April 20, 2021 marked the 20th anniversary of the release of Tom Green's directorial debut Freddy Got Fingered. Anecdotal evidence suggests that it is more beloved than ever. Certainly it can't possibly be less beloved than it was on its opening weekend. Typical of the apocalyptic reception was Roger Ebert's review, which included the following paragraph: "This movie doesn't scrape the bottom of the barrel. This movie isn't the bottom of the barrel. This movie isn't below the bottom of the barrel. This movie doesn't deserve to be mentioned in the same sentence with barrels." Actually, Ebert's review was not typical. Unlike most critics at the time, he evinced a suspicion that Green might be operating on a different plane than his "gross-out" contemporaries. He wrote that Freddy was "in the surrealist tradition," compared it to Un Chien Andalou, and conceded, "The day may come when Freddy Got Fingered is seen as a milestone of neo-surrealism. The day may never come when it is seen as funny." Ebert's review was among the more upbeat the film received, and he gave it zero stars.

Ebert opened by listing some of the raunchy gags that had appeared in movie comedies in the preceding months: David Spade being covered in excrement in Joe Dirt, supermodels being drowned in excrement in Head Over Heels, a testicle being eaten in Tomcats, etcetera. This was less than three years after There's Something About Mary kickstarted the gross-out boom, and the sight of Tom Green biting an umbilical cord and swinging a newborn baby around like a lasso was seen to be more in the lineage of movies like those than of Luis Buñuel. Twenty years later, I suppose the jury is still out on whether Freddy Got Fingered is widely considered a surrealist masterpiece or even merely funny, but anecdotal evidence suggests that the other comedies Ebert mentioned have been forgotten while Freddy Got Fingered endures. Its recent anniversary has been marked by new interviews with Green published by Decider and The Film Stage, plus a slew of appreciations, including one from Slate that positions the film as a spiritual precursor to Eric Andre's recent, warmly-received Bad Trip.
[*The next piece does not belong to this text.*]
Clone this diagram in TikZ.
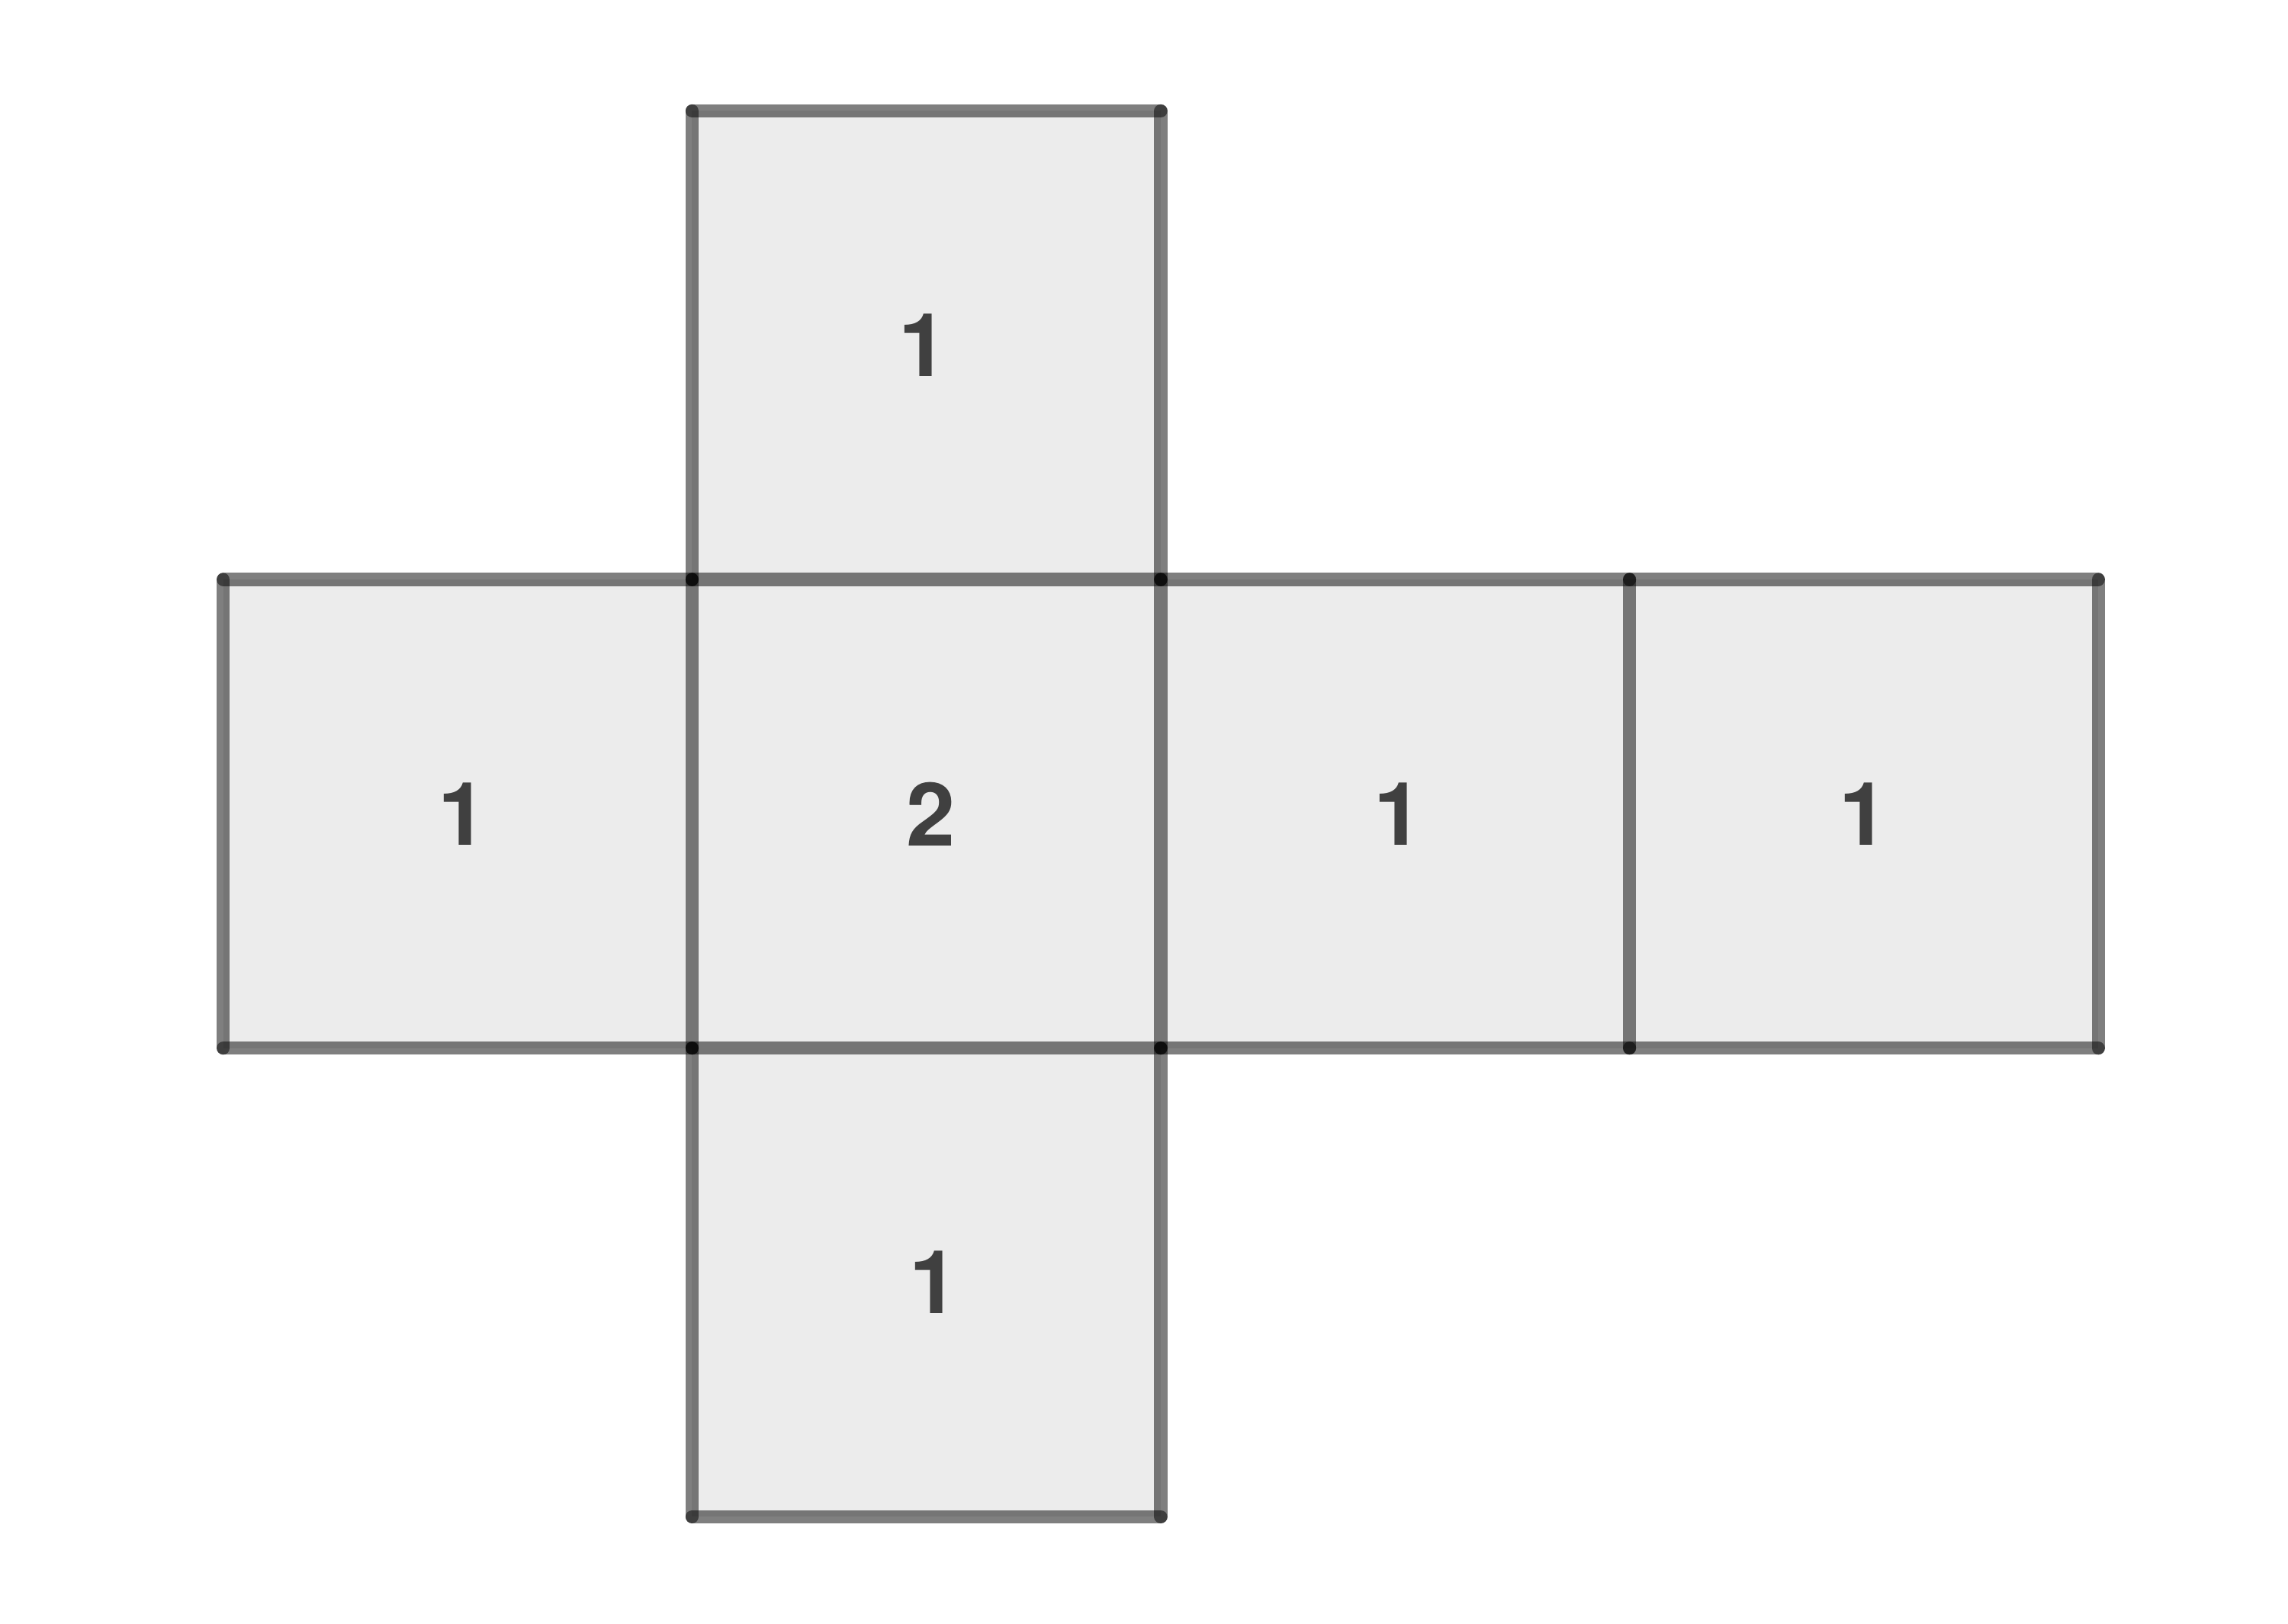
\documentclass[tikz,border=0pt]{standalone}
\usepackage{fontspec}
\setmainfont{TeX Gyre Heros}
\usepackage{xcolor}
\usepackage{tikz}
\definecolor{facegray}{HTML}{ECECEC}
\definecolor{labelgray}{HTML}{404040}
\tikzstyle{face} = [fill=facegray, draw=none]
\tikzstyle{edge} = [line width=2.4pt, draw=black, draw opacity=0.5, line cap=round]
\tikzstyle{count} = [font=\fontsize{16}{19}\selectfont\bfseries, text=labelgray]

\begin{document}
\begin{tikzpicture}
    \useasboundingbox (-1.429,-3.682) rectangle (13.214,6.710);

    \fill [face] (3,-3) rectangle (6,6);
    \fill [face] (0,0) rectangle (12,3);

    \node (faceTop) [count] at (4.48,4.5) {1};
    \node (faceLeft) [count] at (1.53,1.5) {1};
    \node (faceMid) [count] at (4.53,1.5) {2};
    \node (faceRight) [count] at (7.52,1.5) {1};
    \node (faceFar) [count] at (10.5,1.5) {1};
    \node (faceBot) [count] at (4.55,-1.5) {1};

    \foreach \x in {0,3,6,9} {
        \draw [edge] (\x,3) -- ++(3,0);
        \draw [edge] (\x,0) -- ++(3,0);
    }
    \draw [edge] (3,6) -- (6,6);
    \draw [edge] (3,-3) -- (6,-3);
    \foreach \x in {0,9,12}
        \draw [edge] (\x,0) -- ++(0,3);
    \foreach \x in {3,6}
        \foreach \y in {-3,0,3}
            \draw [edge] (\x,\y) -- ++(0,3);
\end{tikzpicture}
\end{document}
The first time I saw Freddy Got Fingered was in early 2011 at the dearly departed Toronto Underground Cinema as part of a series in which local critics screened and advocated for critically-despised movies they loved. Freddy was picked by John Semley, who compared it to Tim & Eric, and afterwards he debated the film with Norm Wilner, who hated it. I sensed that the room was basically on Wilner's side, and frankly, so was I. The movie was a lot to take. I've watched Freddy four or five times since then and it has gotten better every time. When I revisited it last week, I laughed out loud from beginning to end. Maybe I've changed, or maybe the world has, but its virtues are clearer to me than ever, and I'd like to try to articulate them.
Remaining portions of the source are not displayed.